DATA FOR THIS EXERCISE:
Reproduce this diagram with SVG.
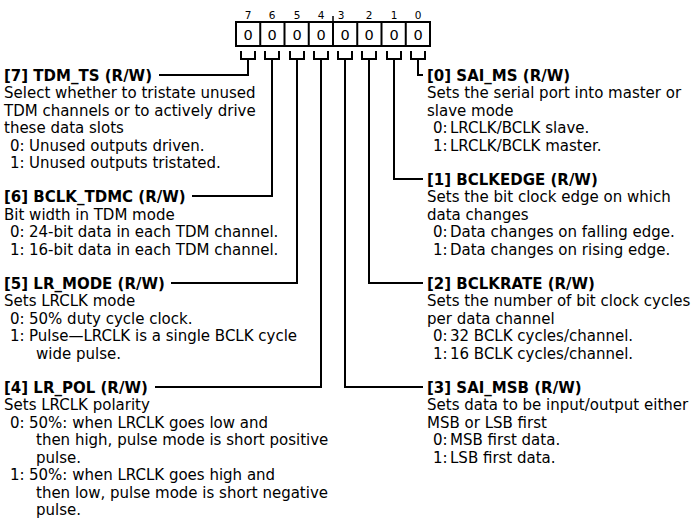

...

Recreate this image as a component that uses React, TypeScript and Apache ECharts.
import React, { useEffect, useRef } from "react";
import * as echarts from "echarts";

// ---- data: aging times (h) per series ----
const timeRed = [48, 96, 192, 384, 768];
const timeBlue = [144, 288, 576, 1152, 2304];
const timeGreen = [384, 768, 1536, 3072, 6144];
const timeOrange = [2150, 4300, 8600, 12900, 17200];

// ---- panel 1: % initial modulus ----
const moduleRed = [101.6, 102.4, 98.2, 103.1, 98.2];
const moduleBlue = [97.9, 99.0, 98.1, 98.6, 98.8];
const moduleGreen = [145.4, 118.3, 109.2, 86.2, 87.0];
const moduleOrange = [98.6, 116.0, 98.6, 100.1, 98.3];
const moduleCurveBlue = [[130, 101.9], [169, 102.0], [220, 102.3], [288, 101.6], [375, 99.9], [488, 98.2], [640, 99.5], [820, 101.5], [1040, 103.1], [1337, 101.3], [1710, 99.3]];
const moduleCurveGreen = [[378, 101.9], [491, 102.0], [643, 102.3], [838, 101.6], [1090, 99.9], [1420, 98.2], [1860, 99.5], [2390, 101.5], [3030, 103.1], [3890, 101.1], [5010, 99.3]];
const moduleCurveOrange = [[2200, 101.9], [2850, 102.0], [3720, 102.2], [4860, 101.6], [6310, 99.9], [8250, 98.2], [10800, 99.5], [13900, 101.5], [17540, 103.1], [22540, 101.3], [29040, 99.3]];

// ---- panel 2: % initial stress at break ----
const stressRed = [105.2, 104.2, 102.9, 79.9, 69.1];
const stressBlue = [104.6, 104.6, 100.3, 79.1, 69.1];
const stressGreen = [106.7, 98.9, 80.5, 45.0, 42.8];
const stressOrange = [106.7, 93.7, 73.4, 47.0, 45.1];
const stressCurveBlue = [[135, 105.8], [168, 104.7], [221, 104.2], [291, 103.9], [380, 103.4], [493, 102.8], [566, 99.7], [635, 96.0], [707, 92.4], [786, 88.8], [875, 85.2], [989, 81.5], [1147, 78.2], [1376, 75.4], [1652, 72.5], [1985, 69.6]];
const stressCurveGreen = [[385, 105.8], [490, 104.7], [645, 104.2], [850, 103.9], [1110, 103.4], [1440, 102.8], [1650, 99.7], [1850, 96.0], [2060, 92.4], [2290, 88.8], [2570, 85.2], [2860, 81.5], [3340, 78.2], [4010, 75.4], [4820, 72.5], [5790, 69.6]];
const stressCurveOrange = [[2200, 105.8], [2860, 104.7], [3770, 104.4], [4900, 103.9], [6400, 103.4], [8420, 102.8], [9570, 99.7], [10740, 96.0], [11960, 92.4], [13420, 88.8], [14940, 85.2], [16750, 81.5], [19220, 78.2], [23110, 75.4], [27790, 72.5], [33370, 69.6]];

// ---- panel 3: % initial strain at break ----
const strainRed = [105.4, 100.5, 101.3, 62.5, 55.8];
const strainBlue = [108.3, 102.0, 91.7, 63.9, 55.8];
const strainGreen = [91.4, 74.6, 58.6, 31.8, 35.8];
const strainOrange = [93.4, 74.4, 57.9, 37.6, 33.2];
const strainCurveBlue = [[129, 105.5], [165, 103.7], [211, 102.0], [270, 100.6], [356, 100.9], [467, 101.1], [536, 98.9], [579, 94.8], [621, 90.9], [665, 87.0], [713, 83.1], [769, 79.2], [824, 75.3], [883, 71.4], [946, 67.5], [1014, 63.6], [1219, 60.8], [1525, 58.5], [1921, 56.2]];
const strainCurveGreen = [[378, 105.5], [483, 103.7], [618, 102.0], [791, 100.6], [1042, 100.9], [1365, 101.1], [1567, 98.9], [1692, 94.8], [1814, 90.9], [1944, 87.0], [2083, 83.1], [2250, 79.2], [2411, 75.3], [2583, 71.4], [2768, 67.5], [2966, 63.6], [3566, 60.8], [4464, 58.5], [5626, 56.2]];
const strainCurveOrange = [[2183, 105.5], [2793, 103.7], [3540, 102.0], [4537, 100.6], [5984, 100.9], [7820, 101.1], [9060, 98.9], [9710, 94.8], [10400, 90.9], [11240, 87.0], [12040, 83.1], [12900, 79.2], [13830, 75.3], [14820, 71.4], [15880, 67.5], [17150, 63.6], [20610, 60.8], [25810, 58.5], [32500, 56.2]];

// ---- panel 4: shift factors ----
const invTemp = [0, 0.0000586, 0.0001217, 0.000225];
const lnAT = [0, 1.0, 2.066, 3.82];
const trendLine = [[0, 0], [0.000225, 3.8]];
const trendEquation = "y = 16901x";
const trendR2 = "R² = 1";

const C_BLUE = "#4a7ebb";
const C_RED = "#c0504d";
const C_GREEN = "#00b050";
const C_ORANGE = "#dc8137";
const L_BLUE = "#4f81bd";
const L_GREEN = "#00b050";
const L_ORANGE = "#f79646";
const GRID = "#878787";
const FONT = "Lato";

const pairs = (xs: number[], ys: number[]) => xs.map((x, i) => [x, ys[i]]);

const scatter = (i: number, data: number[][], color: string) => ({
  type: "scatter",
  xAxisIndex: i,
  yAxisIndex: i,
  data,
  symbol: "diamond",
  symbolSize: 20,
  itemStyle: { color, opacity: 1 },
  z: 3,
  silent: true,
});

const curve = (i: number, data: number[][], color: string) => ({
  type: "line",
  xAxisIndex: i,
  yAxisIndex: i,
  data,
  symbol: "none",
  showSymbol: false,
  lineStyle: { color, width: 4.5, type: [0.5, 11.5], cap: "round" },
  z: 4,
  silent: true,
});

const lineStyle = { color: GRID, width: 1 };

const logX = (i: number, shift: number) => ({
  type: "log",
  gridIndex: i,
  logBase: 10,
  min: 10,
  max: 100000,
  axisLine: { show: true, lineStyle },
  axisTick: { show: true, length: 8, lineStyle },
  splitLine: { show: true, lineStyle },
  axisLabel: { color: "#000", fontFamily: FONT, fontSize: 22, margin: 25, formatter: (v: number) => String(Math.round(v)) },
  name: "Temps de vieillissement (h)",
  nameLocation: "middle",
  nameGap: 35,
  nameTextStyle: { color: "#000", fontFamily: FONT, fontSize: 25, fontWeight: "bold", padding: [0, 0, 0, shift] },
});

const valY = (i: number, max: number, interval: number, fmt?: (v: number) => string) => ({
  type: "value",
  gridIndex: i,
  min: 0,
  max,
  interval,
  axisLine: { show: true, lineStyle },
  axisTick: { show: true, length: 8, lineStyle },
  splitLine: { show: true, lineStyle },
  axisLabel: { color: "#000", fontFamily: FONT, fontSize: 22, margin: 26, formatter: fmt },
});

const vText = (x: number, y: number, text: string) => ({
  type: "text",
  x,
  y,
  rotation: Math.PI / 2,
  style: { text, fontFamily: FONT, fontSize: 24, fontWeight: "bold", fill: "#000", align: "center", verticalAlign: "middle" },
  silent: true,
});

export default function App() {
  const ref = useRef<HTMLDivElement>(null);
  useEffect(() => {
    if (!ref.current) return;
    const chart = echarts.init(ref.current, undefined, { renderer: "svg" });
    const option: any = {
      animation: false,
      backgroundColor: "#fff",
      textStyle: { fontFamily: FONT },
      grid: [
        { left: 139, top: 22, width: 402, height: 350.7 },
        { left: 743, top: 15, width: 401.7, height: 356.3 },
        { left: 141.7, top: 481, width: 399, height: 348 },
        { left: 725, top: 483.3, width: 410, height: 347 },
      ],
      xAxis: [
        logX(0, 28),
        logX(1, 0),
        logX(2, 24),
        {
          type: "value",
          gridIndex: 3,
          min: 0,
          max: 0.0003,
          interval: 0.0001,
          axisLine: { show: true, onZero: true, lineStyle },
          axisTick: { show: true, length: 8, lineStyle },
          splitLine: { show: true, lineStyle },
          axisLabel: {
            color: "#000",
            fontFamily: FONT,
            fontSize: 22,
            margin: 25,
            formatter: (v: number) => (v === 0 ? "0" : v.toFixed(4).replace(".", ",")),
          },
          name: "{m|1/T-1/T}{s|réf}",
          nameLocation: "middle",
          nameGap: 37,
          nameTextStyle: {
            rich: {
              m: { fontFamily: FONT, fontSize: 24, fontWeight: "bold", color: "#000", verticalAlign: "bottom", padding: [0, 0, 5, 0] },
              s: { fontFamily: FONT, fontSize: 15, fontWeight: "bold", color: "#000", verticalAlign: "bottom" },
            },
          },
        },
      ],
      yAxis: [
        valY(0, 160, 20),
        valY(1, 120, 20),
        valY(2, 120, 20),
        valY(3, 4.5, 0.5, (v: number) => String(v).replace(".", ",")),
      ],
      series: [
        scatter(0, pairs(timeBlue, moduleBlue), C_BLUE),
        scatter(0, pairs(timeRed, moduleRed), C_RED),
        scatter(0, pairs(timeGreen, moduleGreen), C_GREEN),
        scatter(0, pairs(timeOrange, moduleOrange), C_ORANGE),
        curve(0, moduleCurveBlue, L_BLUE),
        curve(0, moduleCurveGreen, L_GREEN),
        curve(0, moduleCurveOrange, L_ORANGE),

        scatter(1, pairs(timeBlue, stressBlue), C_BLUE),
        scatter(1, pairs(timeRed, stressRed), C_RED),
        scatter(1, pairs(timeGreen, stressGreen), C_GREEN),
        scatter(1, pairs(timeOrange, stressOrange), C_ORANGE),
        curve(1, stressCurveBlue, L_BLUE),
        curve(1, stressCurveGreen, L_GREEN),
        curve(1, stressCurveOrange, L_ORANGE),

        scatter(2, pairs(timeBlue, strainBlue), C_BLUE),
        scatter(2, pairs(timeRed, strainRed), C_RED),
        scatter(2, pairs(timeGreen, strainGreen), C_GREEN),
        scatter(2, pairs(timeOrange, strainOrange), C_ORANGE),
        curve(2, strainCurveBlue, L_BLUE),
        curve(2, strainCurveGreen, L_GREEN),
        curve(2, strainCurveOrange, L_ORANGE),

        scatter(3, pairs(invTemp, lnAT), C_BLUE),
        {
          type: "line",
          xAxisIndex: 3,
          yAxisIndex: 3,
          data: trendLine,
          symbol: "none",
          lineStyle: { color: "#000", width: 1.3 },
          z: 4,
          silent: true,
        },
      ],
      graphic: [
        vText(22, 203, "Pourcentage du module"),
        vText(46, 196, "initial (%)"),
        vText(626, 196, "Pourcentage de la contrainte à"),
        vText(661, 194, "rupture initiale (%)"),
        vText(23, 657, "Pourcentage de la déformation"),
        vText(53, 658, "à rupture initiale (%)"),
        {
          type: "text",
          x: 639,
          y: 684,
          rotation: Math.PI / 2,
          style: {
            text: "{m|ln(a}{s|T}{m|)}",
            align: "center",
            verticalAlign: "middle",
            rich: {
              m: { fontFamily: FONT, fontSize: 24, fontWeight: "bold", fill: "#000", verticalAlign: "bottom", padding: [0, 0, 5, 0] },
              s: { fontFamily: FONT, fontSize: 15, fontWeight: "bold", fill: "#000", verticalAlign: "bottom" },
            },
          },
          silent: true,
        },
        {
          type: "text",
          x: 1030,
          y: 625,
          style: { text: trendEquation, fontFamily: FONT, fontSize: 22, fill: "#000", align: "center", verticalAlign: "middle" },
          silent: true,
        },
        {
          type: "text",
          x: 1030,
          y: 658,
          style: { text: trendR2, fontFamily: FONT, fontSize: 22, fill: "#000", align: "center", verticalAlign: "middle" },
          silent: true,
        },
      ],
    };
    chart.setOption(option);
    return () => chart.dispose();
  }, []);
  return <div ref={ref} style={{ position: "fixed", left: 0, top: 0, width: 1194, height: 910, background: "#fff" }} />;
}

DIRECTION:
Write out, from the lines above, only those from the line with "Recreate this image" to the line with "101.3], [29040, 99.3]];", exactly as given, including the first and the last.

COMPLETE RESPONSE:
Recreate this image as a component that uses React, TypeScript and Apache ECharts.
import React, { useEffect, useRef } from "react";
import * as echarts from "echarts";

// ---- data: aging times (h) per series ----
const timeRed = [48, 96, 192, 384, 768];
const timeBlue = [144, 288, 576, 1152, 2304];
const timeGreen = [384, 768, 1536, 3072, 6144];
const timeOrange = [2150, 4300, 8600, 12900, 17200];

// ---- panel 1: % initial modulus ----
const moduleRed = [101.6, 102.4, 98.2, 103.1, 98.2];
const moduleBlue = [97.9, 99.0, 98.1, 98.6, 98.8];
const moduleGreen = [145.4, 118.3, 109.2, 86.2, 87.0];
const moduleOrange = [98.6, 116.0, 98.6, 100.1, 98.3];
const moduleCurveBlue = [[130, 101.9], [169, 102.0], [220, 102.3], [288, 101.6], [375, 99.9], [488, 98.2], [640, 99.5], [820, 101.5], [1040, 103.1], [1337, 101.3], [1710, 99.3]];
const moduleCurveGreen = [[378, 101.9], [491, 102.0], [643, 102.3], [838, 101.6], [1090, 99.9], [1420, 98.2], [1860, 99.5], [2390, 101.5], [3030, 103.1], [3890, 101.1], [5010, 99.3]];
const moduleCurveOrange = [[2200, 101.9], [2850, 102.0], [3720, 102.2], [4860, 101.6], [6310, 99.9], [8250, 98.2], [10800, 99.5], [13900, 101.5], [17540, 103.1], [22540, 101.3], [29040, 99.3]];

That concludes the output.